▶ WRITTEN REQUEST:
Scan the records and identify every line in which the string "this" occurs, then return those lines.

Charts and diagrams as code:
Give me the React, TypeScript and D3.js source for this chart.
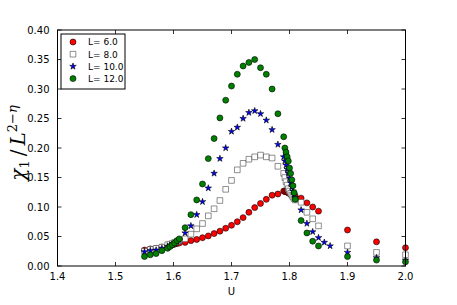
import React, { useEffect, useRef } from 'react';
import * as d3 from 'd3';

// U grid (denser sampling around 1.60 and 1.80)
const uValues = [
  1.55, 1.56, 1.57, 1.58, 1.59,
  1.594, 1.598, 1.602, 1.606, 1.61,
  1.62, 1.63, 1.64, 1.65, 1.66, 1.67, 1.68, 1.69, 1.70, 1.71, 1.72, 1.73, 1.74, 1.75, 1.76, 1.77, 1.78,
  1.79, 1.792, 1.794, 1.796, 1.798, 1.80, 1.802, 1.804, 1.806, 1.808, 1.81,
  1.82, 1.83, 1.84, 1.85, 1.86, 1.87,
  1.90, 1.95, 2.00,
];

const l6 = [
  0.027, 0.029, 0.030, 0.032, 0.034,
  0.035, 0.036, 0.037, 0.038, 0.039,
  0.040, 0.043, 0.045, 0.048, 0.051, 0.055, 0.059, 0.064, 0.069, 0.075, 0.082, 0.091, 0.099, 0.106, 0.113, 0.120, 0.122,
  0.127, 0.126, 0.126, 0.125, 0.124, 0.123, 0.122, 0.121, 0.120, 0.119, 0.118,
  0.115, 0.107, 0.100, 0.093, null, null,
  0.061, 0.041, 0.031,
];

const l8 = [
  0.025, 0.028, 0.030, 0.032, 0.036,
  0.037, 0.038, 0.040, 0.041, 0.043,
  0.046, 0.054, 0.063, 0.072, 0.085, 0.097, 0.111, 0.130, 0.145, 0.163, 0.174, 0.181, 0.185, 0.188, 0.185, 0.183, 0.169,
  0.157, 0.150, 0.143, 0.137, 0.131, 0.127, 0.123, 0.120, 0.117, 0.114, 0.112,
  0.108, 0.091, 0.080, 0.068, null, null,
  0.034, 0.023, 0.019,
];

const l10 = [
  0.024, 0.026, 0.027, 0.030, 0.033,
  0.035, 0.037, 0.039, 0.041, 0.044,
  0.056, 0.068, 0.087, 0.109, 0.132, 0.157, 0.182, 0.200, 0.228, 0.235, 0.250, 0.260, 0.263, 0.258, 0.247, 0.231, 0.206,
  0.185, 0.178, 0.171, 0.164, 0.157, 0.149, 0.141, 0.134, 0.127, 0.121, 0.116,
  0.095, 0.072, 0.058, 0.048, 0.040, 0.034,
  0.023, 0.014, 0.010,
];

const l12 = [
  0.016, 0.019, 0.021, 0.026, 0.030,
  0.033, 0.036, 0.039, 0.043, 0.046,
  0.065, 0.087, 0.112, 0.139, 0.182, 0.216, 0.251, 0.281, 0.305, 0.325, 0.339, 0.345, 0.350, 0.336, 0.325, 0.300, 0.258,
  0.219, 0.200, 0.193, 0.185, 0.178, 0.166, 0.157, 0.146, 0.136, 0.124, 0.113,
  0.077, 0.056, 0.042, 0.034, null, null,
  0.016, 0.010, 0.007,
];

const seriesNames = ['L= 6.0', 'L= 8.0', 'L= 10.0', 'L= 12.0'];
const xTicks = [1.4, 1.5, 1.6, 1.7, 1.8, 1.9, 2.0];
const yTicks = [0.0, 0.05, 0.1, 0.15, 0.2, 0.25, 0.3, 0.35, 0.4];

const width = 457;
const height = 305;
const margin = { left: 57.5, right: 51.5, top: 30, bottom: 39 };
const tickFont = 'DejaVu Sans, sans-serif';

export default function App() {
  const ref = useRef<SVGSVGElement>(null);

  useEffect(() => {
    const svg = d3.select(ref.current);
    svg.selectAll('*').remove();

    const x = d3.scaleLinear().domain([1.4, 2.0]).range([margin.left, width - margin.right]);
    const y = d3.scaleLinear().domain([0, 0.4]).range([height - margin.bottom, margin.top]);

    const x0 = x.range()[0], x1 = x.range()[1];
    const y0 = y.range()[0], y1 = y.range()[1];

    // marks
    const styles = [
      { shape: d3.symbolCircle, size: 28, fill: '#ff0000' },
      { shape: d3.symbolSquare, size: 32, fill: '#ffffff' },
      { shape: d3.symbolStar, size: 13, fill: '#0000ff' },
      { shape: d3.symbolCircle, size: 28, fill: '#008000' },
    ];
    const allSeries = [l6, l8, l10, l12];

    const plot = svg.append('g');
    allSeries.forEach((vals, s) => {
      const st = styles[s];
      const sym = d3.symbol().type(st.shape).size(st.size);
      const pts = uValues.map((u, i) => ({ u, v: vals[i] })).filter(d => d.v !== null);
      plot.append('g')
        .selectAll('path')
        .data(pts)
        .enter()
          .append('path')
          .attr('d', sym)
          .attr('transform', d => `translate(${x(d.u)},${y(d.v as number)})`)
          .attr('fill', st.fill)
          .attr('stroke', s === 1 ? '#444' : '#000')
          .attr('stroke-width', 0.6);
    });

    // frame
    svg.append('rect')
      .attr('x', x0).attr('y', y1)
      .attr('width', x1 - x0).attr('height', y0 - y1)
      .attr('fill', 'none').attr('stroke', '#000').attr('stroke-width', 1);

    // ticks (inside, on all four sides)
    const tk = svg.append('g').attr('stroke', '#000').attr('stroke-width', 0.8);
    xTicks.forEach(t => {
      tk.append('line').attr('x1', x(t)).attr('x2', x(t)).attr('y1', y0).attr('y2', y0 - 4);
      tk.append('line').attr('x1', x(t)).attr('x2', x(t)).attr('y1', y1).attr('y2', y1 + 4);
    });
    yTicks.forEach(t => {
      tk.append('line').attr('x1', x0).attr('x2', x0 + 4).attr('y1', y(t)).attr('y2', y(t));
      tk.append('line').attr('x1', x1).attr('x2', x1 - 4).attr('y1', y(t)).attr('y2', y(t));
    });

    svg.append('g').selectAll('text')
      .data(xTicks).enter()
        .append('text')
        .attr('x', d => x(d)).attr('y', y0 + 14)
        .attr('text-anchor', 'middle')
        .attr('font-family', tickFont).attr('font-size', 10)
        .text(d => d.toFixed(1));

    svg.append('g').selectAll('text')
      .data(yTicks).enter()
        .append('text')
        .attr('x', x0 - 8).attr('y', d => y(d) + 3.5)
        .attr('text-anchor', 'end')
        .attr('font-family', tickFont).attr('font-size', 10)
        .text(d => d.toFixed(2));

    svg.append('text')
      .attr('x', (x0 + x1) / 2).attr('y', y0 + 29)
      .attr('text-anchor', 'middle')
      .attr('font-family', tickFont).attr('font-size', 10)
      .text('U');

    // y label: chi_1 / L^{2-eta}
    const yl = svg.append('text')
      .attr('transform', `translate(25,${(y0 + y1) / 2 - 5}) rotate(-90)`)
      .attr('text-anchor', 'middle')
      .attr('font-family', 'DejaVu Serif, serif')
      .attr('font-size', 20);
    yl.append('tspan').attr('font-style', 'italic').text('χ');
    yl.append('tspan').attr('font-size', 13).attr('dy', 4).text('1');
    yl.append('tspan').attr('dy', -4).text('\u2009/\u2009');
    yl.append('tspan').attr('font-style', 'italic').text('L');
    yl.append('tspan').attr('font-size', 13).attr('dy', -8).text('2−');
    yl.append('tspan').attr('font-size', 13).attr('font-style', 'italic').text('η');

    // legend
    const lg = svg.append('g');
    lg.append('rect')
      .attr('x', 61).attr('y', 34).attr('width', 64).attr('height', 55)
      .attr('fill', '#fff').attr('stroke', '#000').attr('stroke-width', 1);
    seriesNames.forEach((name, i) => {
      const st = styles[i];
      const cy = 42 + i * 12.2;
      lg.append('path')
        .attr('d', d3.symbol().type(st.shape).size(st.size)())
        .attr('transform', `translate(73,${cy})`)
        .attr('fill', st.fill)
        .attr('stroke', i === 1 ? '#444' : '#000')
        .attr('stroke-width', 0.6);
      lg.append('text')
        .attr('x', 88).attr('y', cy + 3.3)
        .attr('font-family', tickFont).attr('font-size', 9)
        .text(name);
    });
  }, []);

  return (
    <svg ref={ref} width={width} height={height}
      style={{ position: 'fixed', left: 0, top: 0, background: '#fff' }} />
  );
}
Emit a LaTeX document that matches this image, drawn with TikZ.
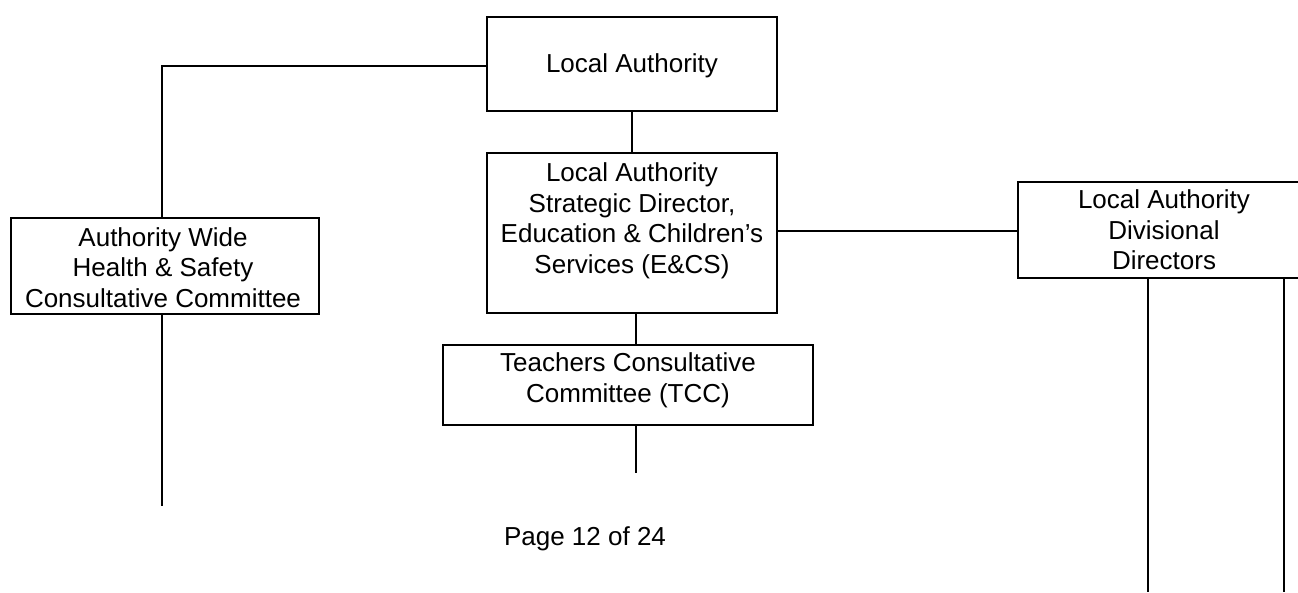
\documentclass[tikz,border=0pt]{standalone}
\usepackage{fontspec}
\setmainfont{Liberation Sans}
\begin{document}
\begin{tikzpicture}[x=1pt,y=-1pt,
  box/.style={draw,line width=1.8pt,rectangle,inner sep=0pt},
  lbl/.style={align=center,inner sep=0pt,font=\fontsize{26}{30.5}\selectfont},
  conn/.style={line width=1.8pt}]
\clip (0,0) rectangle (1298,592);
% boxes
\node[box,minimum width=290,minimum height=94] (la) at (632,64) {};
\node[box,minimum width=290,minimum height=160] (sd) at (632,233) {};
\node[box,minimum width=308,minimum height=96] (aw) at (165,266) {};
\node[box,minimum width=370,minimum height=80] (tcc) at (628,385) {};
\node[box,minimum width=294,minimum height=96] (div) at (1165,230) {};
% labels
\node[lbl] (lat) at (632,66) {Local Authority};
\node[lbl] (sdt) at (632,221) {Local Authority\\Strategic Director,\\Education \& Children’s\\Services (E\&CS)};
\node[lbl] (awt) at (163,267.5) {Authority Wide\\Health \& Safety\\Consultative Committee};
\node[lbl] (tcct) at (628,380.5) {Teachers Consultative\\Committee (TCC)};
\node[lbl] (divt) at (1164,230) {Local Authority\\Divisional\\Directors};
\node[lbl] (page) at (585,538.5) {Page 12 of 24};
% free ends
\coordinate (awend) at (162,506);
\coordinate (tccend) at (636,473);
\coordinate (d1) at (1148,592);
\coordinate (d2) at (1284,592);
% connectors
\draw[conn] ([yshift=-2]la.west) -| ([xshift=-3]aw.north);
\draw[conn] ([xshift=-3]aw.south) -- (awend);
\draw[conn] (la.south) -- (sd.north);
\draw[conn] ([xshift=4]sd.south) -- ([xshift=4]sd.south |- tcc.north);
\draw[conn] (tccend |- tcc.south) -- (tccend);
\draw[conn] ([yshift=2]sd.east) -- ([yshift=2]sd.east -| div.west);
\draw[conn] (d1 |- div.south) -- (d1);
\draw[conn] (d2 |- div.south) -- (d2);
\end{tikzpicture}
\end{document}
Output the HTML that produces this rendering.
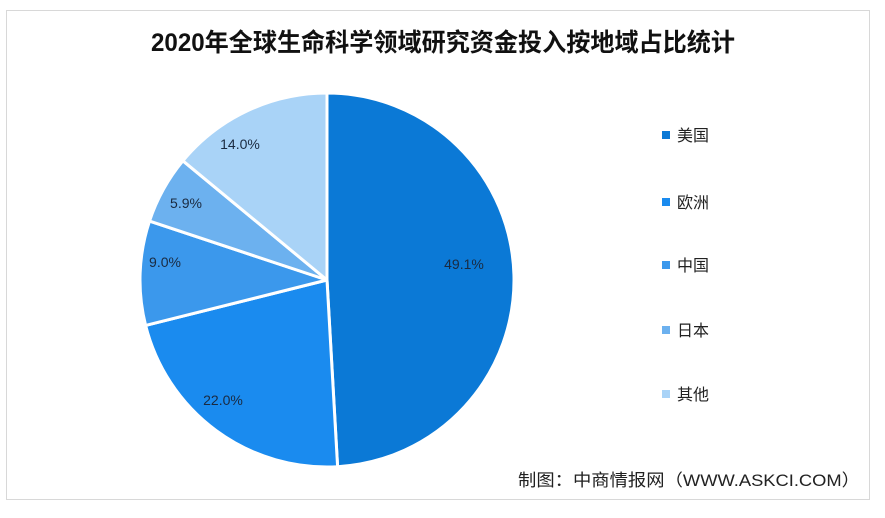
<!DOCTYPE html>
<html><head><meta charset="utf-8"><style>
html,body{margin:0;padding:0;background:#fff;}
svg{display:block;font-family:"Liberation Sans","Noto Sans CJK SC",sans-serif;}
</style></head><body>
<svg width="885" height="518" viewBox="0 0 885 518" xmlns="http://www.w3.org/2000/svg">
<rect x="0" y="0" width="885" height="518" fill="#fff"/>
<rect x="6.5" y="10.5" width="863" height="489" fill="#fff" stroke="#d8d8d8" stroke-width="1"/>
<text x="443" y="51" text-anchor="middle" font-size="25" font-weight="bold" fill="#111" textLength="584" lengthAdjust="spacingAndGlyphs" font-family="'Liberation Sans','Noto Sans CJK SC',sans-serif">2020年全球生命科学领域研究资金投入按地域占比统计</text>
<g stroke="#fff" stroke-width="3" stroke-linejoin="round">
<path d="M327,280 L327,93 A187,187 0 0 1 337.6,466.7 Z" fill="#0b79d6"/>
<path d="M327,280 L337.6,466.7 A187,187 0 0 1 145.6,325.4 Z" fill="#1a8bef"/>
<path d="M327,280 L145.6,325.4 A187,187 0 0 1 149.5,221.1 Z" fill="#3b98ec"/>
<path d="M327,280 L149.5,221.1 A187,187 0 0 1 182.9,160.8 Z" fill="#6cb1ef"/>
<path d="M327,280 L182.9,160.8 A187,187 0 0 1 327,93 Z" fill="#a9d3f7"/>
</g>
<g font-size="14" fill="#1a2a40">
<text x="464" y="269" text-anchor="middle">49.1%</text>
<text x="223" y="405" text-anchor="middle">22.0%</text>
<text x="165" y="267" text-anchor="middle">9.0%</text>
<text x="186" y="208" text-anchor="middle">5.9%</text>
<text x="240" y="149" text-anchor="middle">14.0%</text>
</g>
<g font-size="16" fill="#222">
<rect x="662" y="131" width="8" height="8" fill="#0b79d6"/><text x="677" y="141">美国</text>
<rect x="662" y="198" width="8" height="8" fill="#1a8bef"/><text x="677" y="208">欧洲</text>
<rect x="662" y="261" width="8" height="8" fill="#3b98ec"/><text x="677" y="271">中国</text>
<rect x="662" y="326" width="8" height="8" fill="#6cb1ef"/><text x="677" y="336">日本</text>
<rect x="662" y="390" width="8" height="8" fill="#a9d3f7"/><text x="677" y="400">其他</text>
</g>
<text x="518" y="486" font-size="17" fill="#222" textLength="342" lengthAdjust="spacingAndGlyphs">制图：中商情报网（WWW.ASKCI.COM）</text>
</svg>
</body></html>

▶ FINISHED EXERCISE:
Give me the React, TypeScript and D3.js source for this chart.
Emit a LaTeX document that matches this image, drawn with TikZ.
Output the HTML that produces this rendering.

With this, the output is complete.